In part 1 of this series I described an extremely important study where 35 children of varying degrees of Australoid ancestry, adopted into ordinary white homes in Adelaide, South Australia, were intelligence tested. One of the tests used was called “Conservation of Quantity” and is based on Jean Piaget’s theory that the human mind develops through stages. For example, very young children and very retarded adults, think that if you dump a cup of tea into a tall and skinny glass, causing the water to stretch out, you suddenly have more tea. They may also think that if you take some cookie dough and flatten into a really big circle, you suddenly have more cookie. Or they may think that if you take 4 pennies, and spread them apart on the table so they take up more space, you suddenly have more pennies.
However as the mind matures, we suddenly understand this is nonsense. Substances conserve their amount regardless of the form they take. What makes this a great intelligence test is that very few of us are ever taught conservation, but at a certain age we just get it, like the kid in this quick video.
An interesting question is do we get it because life experience teaches us, or do we get it because of the physical maturation of the brain? I suspect a toddler could play with water everyday for a year and never grasp conservation, but an adult, who was raised with no exposure to liquid (he drank only from a straw from a lidded cup and thus never saw it) or any other malleable substance, would immediately grasp it, simply because his brain was neurologically developed.
I don’t know the exact questions the kids in the study were asked but the results can be crudely inferred from the below graph. I may have to revise some of these numbers since reading from a graph is not an exact science, but it seems that at age eight, 87% of white kids tested in Canberra, Australia in 1969, grasped quantity conservation but only about 18% of Australian aboriginals tested the same year at Hermannsburg mission did. Assuming both groups formed a bell curve with similar variance, that suggests the Australoid bell curve is 2.07 standard deviations to the left of the white one.
At age nine, it seems 97% of white kids grasp quantity conservation, but only 38% of Australoids do, however among the Adelaide sample (largely hybridized Australoids adopted by whites), about 72% do.

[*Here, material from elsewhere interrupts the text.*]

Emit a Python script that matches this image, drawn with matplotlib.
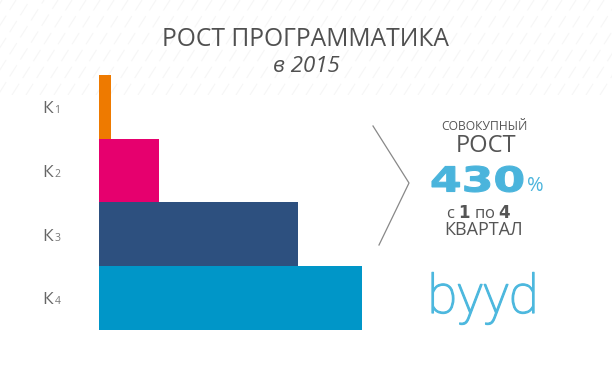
import matplotlib.pyplot as plt
import matplotlib.patheffects as pe
from matplotlib.lines import Line2D
from matplotlib.patches import PathPatch
from matplotlib.path import Path
from matplotlib.textpath import TextPath
from matplotlib.font_manager import FontProperties
from matplotlib.transforms import blended_transform_factory

quarters = ["1", "2", "3", "4"]
growth = [12, 60, 199, 263]
bar_colors = ["#EE7A00", "#E6006E", "#2D507F", "#0096C8"]

title = "РОСТ ПРОГРАММАТИКА"
subtitle = "в 2015"
total_growth = "430"

W, H = 612, 367
fig = plt.figure(figsize=(W / 100, H / 100), dpi=100)
fig.patch.set_facecolor("white")

def fx(px):
    return px / W

def fy(py):
    return 1 - py / H

# faint diagonal stripes behind the title
bg = fig.add_axes([0, fy(95), 1, 95 / H])
bg.set_xlim(0, W)
bg.set_ylim(95, 0)
bg.axis("off")
for x0 in range(-100, W + 100, 14):
    bg.plot([x0, x0 + 60], [95, 0], color="#f6f6f6", lw=0.8,
            ls=(0, (12, 6)), zorder=0)

# bars: one row per quarter, touching each other
ax = fig.add_axes([fx(99), fy(330), fx(400 - 99), (330 - 75) / H])
ypos = range(len(quarters))
ax.barh(ypos, growth, height=1.0, color=bar_colors, align="center")
ax.set_xlim(0, 301)
ax.set_ylim(len(quarters) - 0.5, -0.5)
ax.axis("off")

tr = blended_transform_factory(fig.transFigure, ax.transData)
for i, q in enumerate(quarters):
    ax.text(fx(42), i + 0.1, "К", transform=tr, fontsize=12.5, color="#666666",
            family="Open Sans", va="baseline", ha="left")
    ax.text(fx(54.5), i + 0.1, q, transform=tr, fontsize=7.5, color="#777777",
            family="Open Sans", va="baseline", ha="left")

# title
fig.text(fx(306), fy(40), title, fontsize=17.7, color="#505050",
         family="Open Sans", ha="center", va="center")
fig.text(fx(306), fy(67), subtitle, fontsize=16, color="#505050",
         family="Open Sans", style="italic", ha="center", va="center")

# chevron
fig.add_artist(Line2D([fx(373), fx(409), fx(379)], [fy(126), fy(183), fy(245)],
                      color="#888888", lw=0.9))

# summary block
fig.text(fx(484), fy(127), "СОВОКУПНЫЙ", fontsize=8.7, color="#555555",
         family="Open Sans", ha="center", va="center")
fig.text(fx(486), fy(146), "РОСТ", fontsize=17, color="#555555",
         family="Open Sans", ha="center", va="center")

# big wide number: glyph outlines stretched into the box it fills in the reference
tp = TextPath((0, 0), total_growth, size=1,
              prop=FontProperties(family="DejaVu Sans", weight="bold"))
ext = tp.get_extents()
box_l, box_r, box_t, box_b = 432, 523, 166, 192
sx = (box_r - box_l) / ext.width
sy = (box_b - box_t) / ext.height
verts = [(fx(box_l + (x - ext.x0) * sx), fy(box_b - (y - ext.y0) * sy))
         for x, y in tp.vertices]
fig.add_artist(PathPatch(Path(verts, tp.codes), transform=fig.transFigure,
                         facecolor="#4AB4DC", edgecolor="#4AB4DC", lw=0.8))
fig.text(fx(527), fy(191), "%", fontsize=14.5, color="#4AB4DC",
         family="Open Sans", ha="left", va="baseline")
fig.text(fx(479), fy(213), "с $\\mathbf{1}$ по $\\mathbf{4}$", fontsize=12,
         color="#555555", family="Open Sans", ha="center", va="center")
fig.text(fx(484), fy(230), "КВАРТАЛ", fontsize=13, color="#555555",
         family="Open Sans", ha="center", va="center")

# logo
fig.text(fx(483), fy(313), "byyd", fontsize=39, color="#4DB8DE",
         family="Roboto", weight="light", ha="center", va="baseline",
         path_effects=[pe.withStroke(linewidth=0.9, foreground="#4DB8DE")])

fig.savefig("out.png", dpi=100)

From these data, it seems the white > Australoid gap is 2.2 SD, while the white > mixed Australoids raised by whites gap is 1.3 SD. At age 10, there’s no data for the mixed race adopted Australoids, but only 27% of the traditional Australoids do while 97% of whites do, suggesting a gap of 2.47 SD.
At age seven, 67% of the whites grasped quantity conservation while 50% of the part-white Australoids adopted by whites did, suggesting a gap of 0.47 SD. The percentage of traditional Australoids who grasped it this young is too small to measure.

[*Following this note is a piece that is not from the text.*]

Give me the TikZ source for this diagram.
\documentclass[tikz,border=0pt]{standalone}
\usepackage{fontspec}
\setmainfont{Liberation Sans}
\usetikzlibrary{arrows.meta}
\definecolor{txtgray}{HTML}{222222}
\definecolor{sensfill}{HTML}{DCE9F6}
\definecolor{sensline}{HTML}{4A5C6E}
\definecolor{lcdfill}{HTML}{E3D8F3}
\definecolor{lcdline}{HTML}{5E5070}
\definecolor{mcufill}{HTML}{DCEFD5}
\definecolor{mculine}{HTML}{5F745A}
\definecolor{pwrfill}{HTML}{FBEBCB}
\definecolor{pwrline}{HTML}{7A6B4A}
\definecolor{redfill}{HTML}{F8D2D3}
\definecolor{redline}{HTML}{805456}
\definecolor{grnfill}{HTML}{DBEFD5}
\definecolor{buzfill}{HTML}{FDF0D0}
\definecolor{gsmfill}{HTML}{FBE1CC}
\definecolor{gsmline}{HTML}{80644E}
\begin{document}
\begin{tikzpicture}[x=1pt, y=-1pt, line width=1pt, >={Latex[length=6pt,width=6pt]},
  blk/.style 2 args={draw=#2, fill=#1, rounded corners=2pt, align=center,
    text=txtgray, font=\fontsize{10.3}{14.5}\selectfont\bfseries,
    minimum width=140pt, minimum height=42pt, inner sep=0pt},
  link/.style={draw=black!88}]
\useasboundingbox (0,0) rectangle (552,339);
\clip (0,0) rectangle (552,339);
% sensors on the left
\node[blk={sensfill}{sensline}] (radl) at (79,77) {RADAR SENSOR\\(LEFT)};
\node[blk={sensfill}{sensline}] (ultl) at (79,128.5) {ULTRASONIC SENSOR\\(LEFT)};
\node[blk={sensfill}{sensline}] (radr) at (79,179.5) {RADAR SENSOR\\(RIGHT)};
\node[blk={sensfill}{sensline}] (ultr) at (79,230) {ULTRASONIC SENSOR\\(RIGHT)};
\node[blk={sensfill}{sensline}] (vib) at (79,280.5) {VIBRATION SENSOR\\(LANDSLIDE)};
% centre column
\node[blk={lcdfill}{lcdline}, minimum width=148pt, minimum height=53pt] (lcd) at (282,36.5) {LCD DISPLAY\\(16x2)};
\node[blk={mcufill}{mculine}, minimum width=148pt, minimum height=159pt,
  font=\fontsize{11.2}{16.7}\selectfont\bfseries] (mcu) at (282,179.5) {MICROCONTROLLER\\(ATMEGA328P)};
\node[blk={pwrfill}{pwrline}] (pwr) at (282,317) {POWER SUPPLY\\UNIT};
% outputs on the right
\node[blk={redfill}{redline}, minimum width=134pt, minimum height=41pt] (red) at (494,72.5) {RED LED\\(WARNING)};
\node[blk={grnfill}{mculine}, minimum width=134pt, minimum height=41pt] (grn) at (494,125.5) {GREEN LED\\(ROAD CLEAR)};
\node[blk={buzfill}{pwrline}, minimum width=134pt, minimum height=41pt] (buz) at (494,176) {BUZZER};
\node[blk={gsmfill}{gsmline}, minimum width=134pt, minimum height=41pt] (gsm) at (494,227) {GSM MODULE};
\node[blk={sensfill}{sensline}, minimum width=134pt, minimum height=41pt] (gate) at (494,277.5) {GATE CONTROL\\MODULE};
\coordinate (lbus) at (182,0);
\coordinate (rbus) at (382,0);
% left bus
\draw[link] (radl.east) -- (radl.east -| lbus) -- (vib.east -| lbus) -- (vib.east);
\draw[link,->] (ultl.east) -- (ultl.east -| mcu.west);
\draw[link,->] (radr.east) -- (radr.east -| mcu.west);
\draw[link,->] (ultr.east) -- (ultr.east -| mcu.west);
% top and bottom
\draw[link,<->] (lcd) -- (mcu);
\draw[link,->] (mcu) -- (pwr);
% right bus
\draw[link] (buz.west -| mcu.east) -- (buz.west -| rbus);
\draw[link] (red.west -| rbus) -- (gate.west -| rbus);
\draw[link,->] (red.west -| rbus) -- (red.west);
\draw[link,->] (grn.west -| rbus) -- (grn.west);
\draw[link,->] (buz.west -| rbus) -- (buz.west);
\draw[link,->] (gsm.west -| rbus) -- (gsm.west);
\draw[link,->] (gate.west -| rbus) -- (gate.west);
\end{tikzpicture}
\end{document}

Averaging the data, the whites scored 2.25 SD higher than traditional Australoids, and 0.89 SD above the part-white Australoids raised by whites.
However the paper notes, “Canberra children, forming the comparison group for conservation of quantity, tend to come from relatively high-socioeconomic levels of the population”. By contrast the paper noted that the adopted part-white Australoids were raised by typical whites and I assume, the traditional Australoids were raised by typical Australoids.
In 2016, about 36% of the Canberra population (age 15+) had a Bachelor Degree level education or higher, compared to 22% for Australia as a whole. While I don’t have stats from circa 1970, assuming its education rank has been stable, the average Canberra adult was about 0.47 SD above the average Australian, and given about a 0.7 correlation between IQ and education, about 0.47(0.7) = 0.33 SD smarter than the average Australian, and given the 0.5 correlation between the IQs of parents and their kids, the children were likely 0.33(0.5) = 0.16 SD smarter than the average Australian (white kid).
So because Canberra kids were used as the white sample, we need to reduce their scores by 0.16 SD to adjust for their above average IQs. Thus the true white > traditional Australoid IQ gap becomes 2.09 SD (31 IQ points) and the true white > part-white & raised white Australoid gap becomes 0.73 SD (11 IQ points).
The IQ of Australoids raised by whites is an estimate of the genetic IQ of Australian aboriginals, and as mentioned, they score 11 points below whites. However because these had only 58% Australoid ancestry (on average) the expected IQ of an unmixed Australoid raised by whites would be 11/0.58 = 19 points below the white mean, or IQ 81.
On a scale where white Australians average IQ 100 (SD = 15) on a test of quantity conservation, the average unmixed Australian aboriginal likely scored about IQ 69 (1.9 percentile of the white distribution). However if raised in the same environment as whites, their IQ increases to 81, suggesting about 61% of the white > Australoid IQ gap is genetic. The effect of adoption at near infancy from a traditional fringe dwelling Australoid family into an average white family is to raise IQ by 12 points which is actually a lot considering how culture-fair conservation tests are thought to be (by some).
But perhaps not this one. The paper states: “the subject has to be able to justify his conclusions with fairly sophisticated explanations. Those children demonstrating conservation but unable to justify it receive a lower classification than those who can justify it”
Still, the effect of adoption is much less on this test than it was on the Picture Vocabulary test discussed in part one, so it’s a relatively culture fair test.